As the author mentioned in the article, he trained SD to insert his image by into the outputs by adding only 30 properly configured images of himself to the model set. It worked great after that. Without those images it did not work because the model had no context for part of his prompt.

>Yesterday, I used a simple YouTube tutorial and a popular Google Colab notebook >to fine-tune Stable Diffusion on 30 cropped 512×512 photos of me. The entire >process, start to finish, took about 20 minutes and cost me about $0.40. (You >can do it for free but it takes 2-3 times as long, so I paid for a faster Colab >Pro GPU.) > >The result felt like I opened a door to the multiverse, like remaking that >scene from Everything Everywhere All at Once, but with me instead of Michelle >Yeoh.

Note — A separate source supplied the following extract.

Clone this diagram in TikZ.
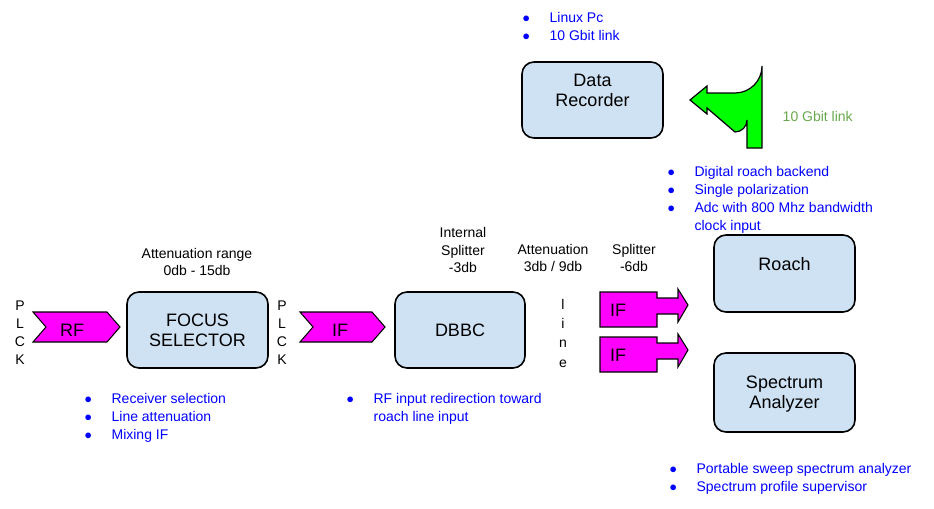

Without knowing anything about him it would not be able to produce images of him. He uses Garfield as an example where it does not do well.

>...it really struggles with Garfield and Danny DeVito. It knows that Garfield’s >an orange cartoon cat and Danny DeVito’s general features and body shape, but >not well enough to recognizably render either of them.

SD is a model-based image optimization process which uses a very deep (100 languages recognized) training dataset of millions of tagged, open source images scraped from the internet to produce a relatively light-weight and thus, fast image generation tool. It has to know what something looks like from contextualized a priori data in order to be able to create an image that uses the object, characteristic, feature, etc in the output.

Thanks for spurring me to look into this. It looks very interesting though I am unlikely to find time to work with it myself.